One of the most striking differences in how abuse is remembered and recounted lies in who is doing the talking. Survivors and abusers tend to tell entirely different kinds of stories, not just with different content, but with different focus. This distinction isn’t just anecdotal; it’s backed by years of psychological research and survivor testimony.
Survivors of abuse usually focus on what happened. Their stories are centered around actions and events. “He hit me.” “They threatened to kill me.” “She took my phone, my money, my keys.” These are straightforward statements of fact. They reflect the survivor’s attempt to describe their experience, often after a long period of being silenced.
Abusers, on the other hand, rarely speak in terms of what they did.

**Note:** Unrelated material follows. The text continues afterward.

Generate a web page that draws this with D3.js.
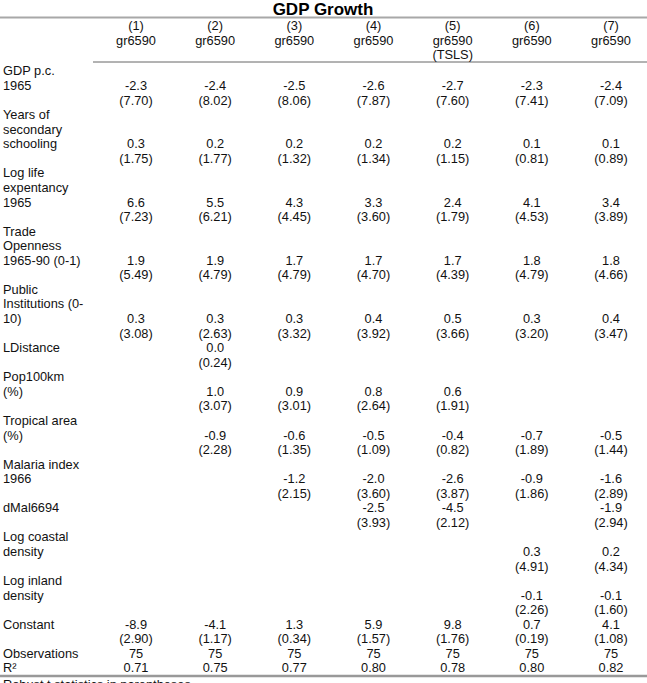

Instead, they focus on why they did it. And that “why” almost always centers on the survivor’s character. “He’s manipulative.” “She’s a terrible mother.” “They are crazy.” These aren’t descriptions of actions. They are attacks on identity, and they serve one purpose: to justify the abuse and discredit the victim.
This dynamic isn’t random. It’s part of a well-documented pattern that psychologists and legal professionals recognize as a form of narrative control. One especially relevant concept here is DARVO —Deny, Attack, and Reverse Victim and Offender — a term coined by psychologist Jennifer Freyd. DARVO describes how perpetrators of abuse often deny what they did, attack the credibility of the victim, and then claim they are the ones being victimized.
So instead of owning the behavior (eg. violence, threats, control) the abuser flips the story. Suddenly, it’s not “I hit her,” it’s “She pushed me to my limit.” Not “I stalked them,” but “They are making a scene because they are unstable.”
The goal? Justification. Minimization. Blame-shifting. And in far too many cases, it works.
This shift in narrative focus, from action to character, also aligns with well-established principles of attribution theory in psychology. Survivors tend to make situational attributions: they describe what happened to them. Abusers make dispositional attributions: they describe what’s supposedly wrong with the survivor.
The result is a warped narrative that puts the survivor on the defensive. Instead of the abuser being questioned about their behavior, the survivor is grilled about their personality. Are they vindictive? Are they unstable? Are they lying? These character assassinations are especially dangerous in legal settings like custody battles, where credibility is everything and the stakes couldn’t be higher.

Gaslighting often plays a central role here. By repeatedly questioning the survivor’s memory, emotions, and even sanity, the abuser erodes not just the survivor’s credibility, but often times the victim’s own self-trust. Over time, survivors may begin to doubt their own version of events, especially when friends, family, or even courts start to echo the abuser’s narrative.
And while the public often asks “Why didn’t she just leave?”, the better question might be: “How does someone leave when their entire identity has been dismantled in the process?”
Understanding these storytelling patterns matters, not just for survivors, but for those of us who work with them. Attorneys, judges, therapists, and even friends must learn to recognize when someone is describing what was done to them versus when someone is attacking who another person is. That difference isn’t just semantics. It’s the difference between accountability and abuse disguised as justification.